10 beat wristwatches of the 1960s

Caliber 6145, 1968

Caliber 6145, the automatic-winding 10 beat movement created by Suwa Seikosha. While featuring a high 10 beat movement, it also had a hacking function, which was considered technologically difficult at that time. An acclaimed timepiece that combined high accuracy, practicality, and reliability.

Caliber 4520, 1968

Caliber 4520, the manual-winding 10 beat movement manufactured by Daini Seikosha, had a profile of just 3.5 mm. Slimmer than the 44 and 57 series movements, it featured an elegant design as well as high precision. With the creation of this caliber and the 61 series, Grand Seiko offered a range of 10 beat calibers that was among the most extensive in the world.

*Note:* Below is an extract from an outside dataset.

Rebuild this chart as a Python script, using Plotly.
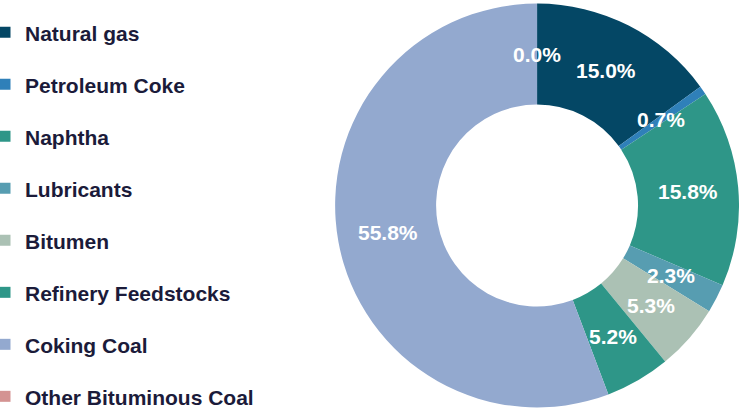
import math
import plotly.graph_objects as go

categories = ["Natural gas", "Petroleum Coke", "Naphtha", "Lubricants", "Bitumen",
              "Refinery Feedstocks", "Coking Coal", "Other Bituminous Coal"]
shares = [15.0, 0.7, 15.8, 2.3, 5.3, 5.2, 55.8, 0.0]
colors = ["#044765", "#2F80B9", "#2E9688", "#579DB1", "#ABC1B4",
          "#2E9688", "#93A9CF", "#D49392"]

W, H = 739, 409
M = dict(l=0, r=0, t=2, b=0, autoexpand=False)
DOM_X = [0.4535, 1.0]
HOLE = 0.5
FONT = "Liberation Sans, Arial"

fig = go.Figure()
fig.add_trace(go.Pie(
    labels=categories, values=shares, sort=False, direction="clockwise", rotation=0,
    hole=HOLE, marker=dict(colors=colors, line=dict(width=0)),
    textinfo="none", domain=dict(x=DOM_X, y=[0, 1]), showlegend=False,
))
for lab, col in zip(categories, colors):
    fig.add_trace(go.Scatter(x=[None], y=[None], mode="markers", name=lab, legendgroup=lab,
                             marker=dict(symbol="square", size=11, color=col), showlegend=True))

# percentage labels on the bisector of each slice, at mid ring radius
pw, ph = W - M["l"] - M["r"], H - M["t"] - M["b"]
r_px = min(pw * (DOM_X[1] - DOM_X[0]), ph) / 2
rm = r_px * (1 + HOLE) / 2
cx = (DOM_X[0] + DOM_X[1]) / 2
total = sum(shares)
cum = 0.0
for v in shares:
    ang = 2 * math.pi * (cum + v / 2) / total
    fig.add_annotation(x=cx + rm * math.sin(ang) / pw, y=0.5 + rm * math.cos(ang) / ph,
                       xref="paper", yref="paper", xanchor="center", yanchor="middle",
                       text=f"{v:.1f}%", showarrow=False,
                       font=dict(family=FONT, size=21, color="white", weight="bold"))
    cum += v

fig.update_layout(
    width=W, height=H, margin=M,
    paper_bgcolor="white", plot_bgcolor="white",
    xaxis=dict(visible=False, domain=[0, 0.3]), yaxis=dict(visible=False),
    legend=dict(x=0.0, y=0.975, xanchor="left", yanchor="top", traceorder="grouped",
                tracegroupgap=21.7, itemwidth=30, indentation=-15,
                font=dict(family=FONT, size=21, color="#1B1B3A", weight="bold")),
)
fig.write_html("out.html", config={"displayModeBar": False},
               post_script="document.body.style.margin='0px';")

Caliber 4580 (V.F.A), 1969

The manual-winding Caliber 4580 manufactured by Daini Seikosha. Applying the technology honed through participation in the Observatory chronometer competitions, this V.F.A. movement achieved the astounding level of accuracy of ±1 minute a month.

*Some of the watches shown here have different specifications than at the time of release.